Registering Python functions

registerFunction("decisionTreeTrainAndTest", engine = "python", isDataFunction = F, firstArgClass = "numpy.ndarray")
getRegistry()

Interoperable pipeline containing R, Spark and Python functions

We first visualize the data without filtering:

pipelineObj %>>% rBivarPlots(select_var_name_1 = "Sepal_Length", select_var_name_2 =  "Sepal_Width", 
                     priColor = "blue", secColor = "green", storeOutput = T) -> vizWithoutFilterPipeline
vizWithoutFilterPipeline %>>% getPipeline
vizWithoutFilterPipeline %>>% assessEngineSetUp
vizWithoutFilterPipeline %>>% generateOutput -> opWithoutFilter
opWithoutFilter %>>% getOutputById(1)

We then perform filtering on one of the variables in Spark, before visualizing in R

pipelineObj %>>% filterData_spark(condition = "Species == 'setosa'") %>>% 
  rBivarPlots(select_var_name_1 = "Sepal_Length", select_var_name_2 =  "Sepal_Width", 
                     priColor = "blue", secColor = "green", outAsIn = T, storeOutput = T) -> singleFilterPipeline
singleFilterPipeline %>>% visualizePipeline

singleFilterPipeline %>>% generateOutput -> opWithFilter
opWithFilter %>>% getOutputById(2)

Finally, we show a case, where sequential filtering steps are performed in Spark, before visualizing in R, and running a decision tree model in Python.

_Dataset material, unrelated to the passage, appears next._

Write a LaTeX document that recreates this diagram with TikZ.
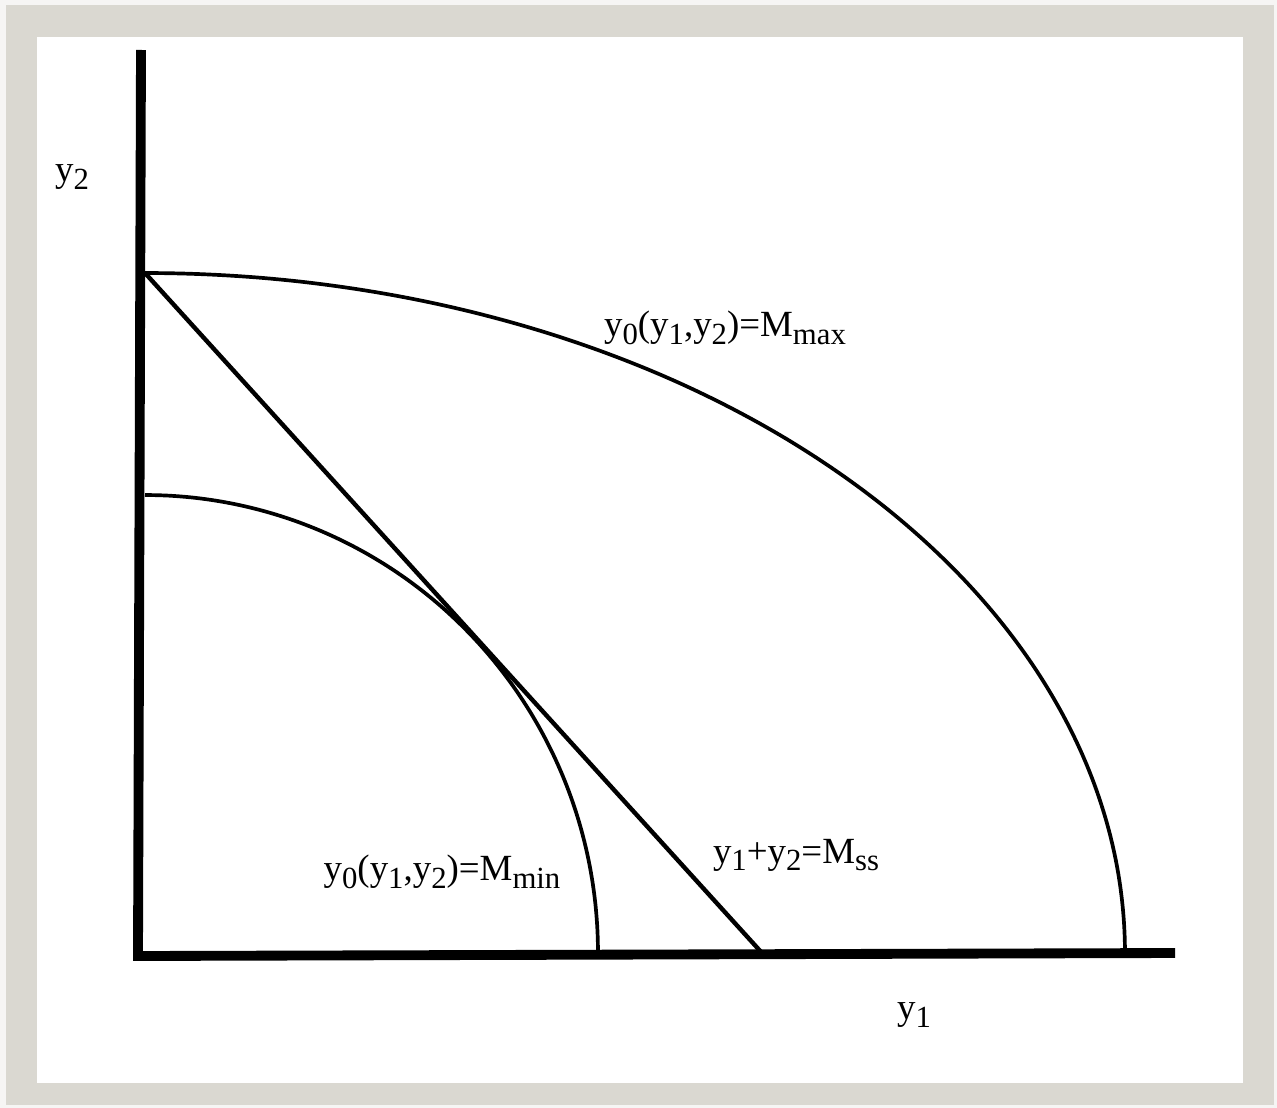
\documentclass[tikz,border=0pt]{standalone}
\usepackage{fontspec}
\setmainfont{Liberation Serif}
\definecolor{framegrey}{HTML}{DAD8D1}
\newcommand{\lowsub}[1]{\raisebox{-0.45ex}{\fontsize{17.5}{17.5}\selectfont #1}}

\begin{document}
\begin{tikzpicture}[x=0.02cm,y=-0.02cm,font=\fontsize{21}{21}\selectfont]
    % frame
    \fill[framegrey!25] (0,0) rectangle (1277,1108);
    \fill[framegrey] (6,5) rectangle (1274,1105);
    \fill[white] (37,37) rectangle (1243,1083);
    % axes
    \draw[line width=5.6pt] (141,50) -- (138,956) -- (1175,953);
    % curves
    \draw[line width=2.1pt,domain=0:90,samples=80,smooth] plot ({145+980*cos(\x)},{953-680*sin(\x)});
    \draw[line width=2.1pt,domain=0:90,samples=60,smooth] plot ({145+453*cos(\x)},{953-458*sin(\x)});
    \draw[line width=2.5pt] (145,273) -- (762,953);
    % labels
    \node (ytwo) at (72,177) {y\lowsub{2}};
    \node (yone) at (914,1015) {y\lowsub{1}};
    \node (maxlbl) at (725,328) {y\lowsub{0}(y\lowsub{1},y\lowsub{2})=M\lowsub{max}};
    \node (minlbl) at (442,872) {y\lowsub{0}(y\lowsub{1},y\lowsub{2})=M\lowsub{min}};
    \node (sslbl) at (796,855) {y\lowsub{1}+y\lowsub{2}=M\lowsub{ss}};
  \end{tikzpicture}
\end{document}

Note, that in this case, getTargetForPyClassifcation and getTargetForPyClassification have been registered as data functions. Type conversions between R, Spark and Python for data functions are performed automatically by the package.

pipelineObj %>>% filterData_spark(condition = "Species == 'setosa' or Species == 'virginica'") %>>% 
  filterData_spark(condition = "Petal_Length > 3.7", outAsIn = T) %>>%
  rBivarPlots(select_var_name_1 = "Sepal_Length", select_var_name_2 =  "Sepal_Width", 
                     priColor = "blue", secColor = "green", outAsIn = T, storeOutput = T) %>>%
  getFeaturesForPyClassification(dataset = ~f2, featureNames = c("Sepal_Length",
                                                                 "Sepal_Width",
                                                                 "Petal_Length")) %>>% 
          getTargetForPyClassification(dataset = ~f2, targetVarName = "Species", positiveClass = "setosa") %>>%
          decisionTreeTrainAndTest_py(data = ~f4, target = ~f5, newData = ~f4, storeOutput = T) -> twoFilterPipeline

twoFilterPipeline %>>% visualizePipeline

twoFilterPipeline %>>% generateOutput -> opWith2Filters
opWith2Filters %>>% getOutputById(3)
opWith2Filters %>>% getOutputById(6)

Supplementary Note

The analysisPipelines package internally uses the SparkR package to interface with Spark. SparkR masks many typical data manipulation and processing functions from base as well as packages like dplyr. Therefore, ensure you use function scoping when calling a function.